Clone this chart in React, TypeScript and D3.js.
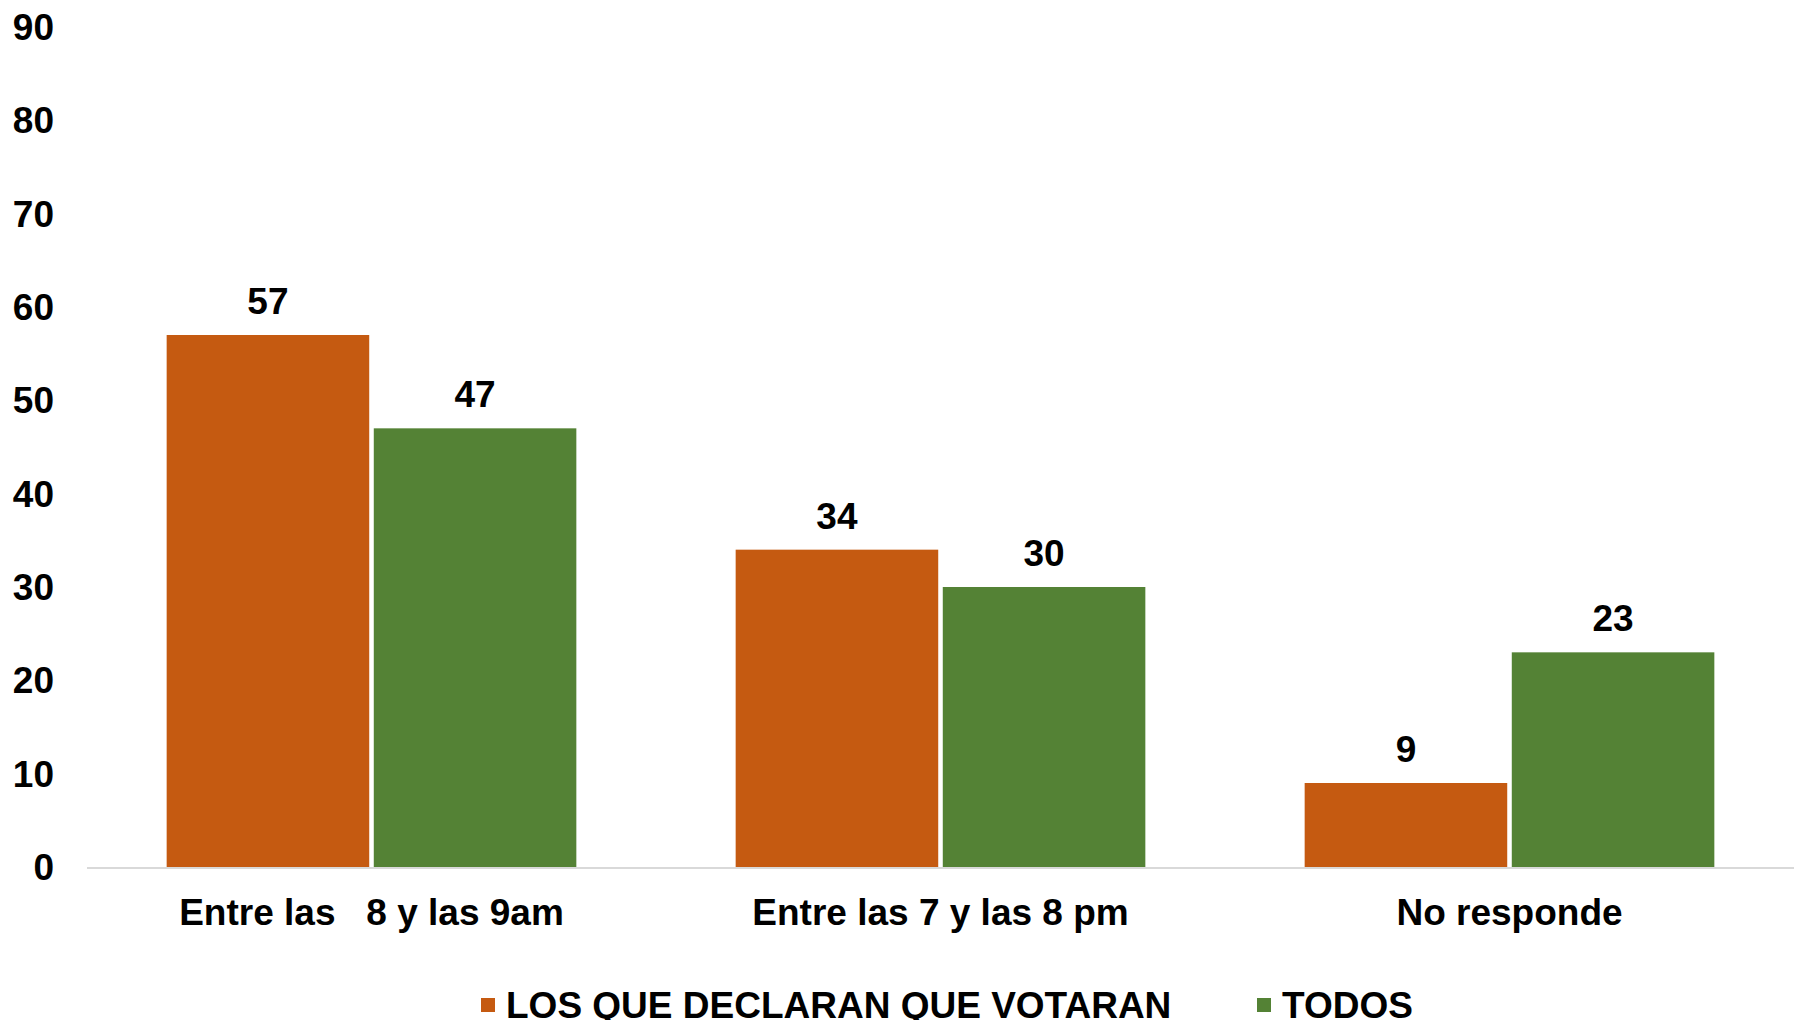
import React from "react";
import * as d3 from "d3";

const categories = ["Entre las   8 y las 9am", "Entre las 7 y las 8 pm", "No responde"];
const seriesNames = ["LOS QUE DECLARAN QUE VOTARAN", "TODOS"];
const votaranValues = [57, 34, 9];
const todosValues = [47, 30, 23];
const yTicks = [0, 10, 20, 30, 40, 50, 60, 70, 80, 90];
const colors = ["#C55A11", "#548235"];

const W = 1794;
const H = 1020;
const FONT = "'Liberation Sans', Arial, sans-serif";

export default function App() {
  const x = d3.scaleBand<string>().domain(categories).range([87, 1794]).paddingInner(0.28).paddingOuter(0.14);
  const xs = d3.scaleBand<string>().domain(seriesNames).range([0, x.bandwidth()]).paddingInner(0.022);
  const y = d3.scaleLinear().domain([0, 90]).range([867, 27]);
  const series = [votaranValues, todosValues];

  return (
    <svg width={W} height={H} style={{ position: "absolute", left: 0, top: 0, background: "#fff" }} fontFamily={FONT}>
      <rect x={0} y={0} width={W} height={H} fill="#fff" />
      {yTicks.map((t) => (
        <text key={t} x={54} y={y(t) + 13} textAnchor="end" fontSize={37} fontWeight="bold" fill="#000">
          {t}
        </text>
      ))}
      {categories.map((c, ci) =>
        series.map((vals, si) => {
          const bx = (x(c) as number) + (xs(seriesNames[si]) as number);
          return (
            <g key={c + si}>
              <rect x={bx} y={y(vals[ci])} width={xs.bandwidth()} height={y(0) - y(vals[ci])} fill={colors[si]} />
              <text x={bx + xs.bandwidth() / 2} y={y(vals[ci]) - 21} textAnchor="middle" fontSize={37} fontWeight="bold" fill="#000">
                {vals[ci]}
              </text>
            </g>
          );
        })
      )}
      <line x1={87} x2={1794} y1={y(0) + 1} y2={y(0) + 1} stroke="#D9D9D9" strokeWidth={2} />
      {categories.map((c) => (
        <text key={c} x={(x(c) as number) + x.bandwidth() / 2} y={925} textAnchor="middle" fontSize={37} fontWeight="bold" fill="#000" style={{ whiteSpace: "pre" }} xmlSpace="preserve">
          {c}
        </text>
      ))}
      <g>
        <rect x={481} y={998} width={14} height={14} fill={colors[0]} />
        <text x={506} y={1018} fontSize={37} fontWeight="bold" fill="#000">{seriesNames[0]}</text>
        <rect x={1257} y={998} width={14} height={14} fill={colors[1]} />
        <text x={1282} y={1018} fontSize={37} fontWeight="bold" fill="#000">{seriesNames[1]}</text>
      </g>
    </svg>
  );
}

######

◆ Task to carry out
From the first line above to the line containing "const series = [votaranValues, todosValues];", repeat each line exactly. Pictures stay out.

◆ Full output
Clone this chart in React, TypeScript and D3.js.
import React from "react";
import * as d3 from "d3";

const categories = ["Entre las   8 y las 9am", "Entre las 7 y las 8 pm", "No responde"];
const seriesNames = ["LOS QUE DECLARAN QUE VOTARAN", "TODOS"];
const votaranValues = [57, 34, 9];
const todosValues = [47, 30, 23];
const yTicks = [0, 10, 20, 30, 40, 50, 60, 70, 80, 90];
const colors = ["#C55A11", "#548235"];

const W = 1794;
const H = 1020;
const FONT = "'Liberation Sans', Arial, sans-serif";

export default function App() {
  const x = d3.scaleBand<string>().domain(categories).range([87, 1794]).paddingInner(0.28).paddingOuter(0.14);
  const xs = d3.scaleBand<string>().domain(seriesNames).range([0, x.bandwidth()]).paddingInner(0.022);
  const y = d3.scaleLinear().domain([0, 90]).range([867, 27]);
  const series = [votaranValues, todosValues];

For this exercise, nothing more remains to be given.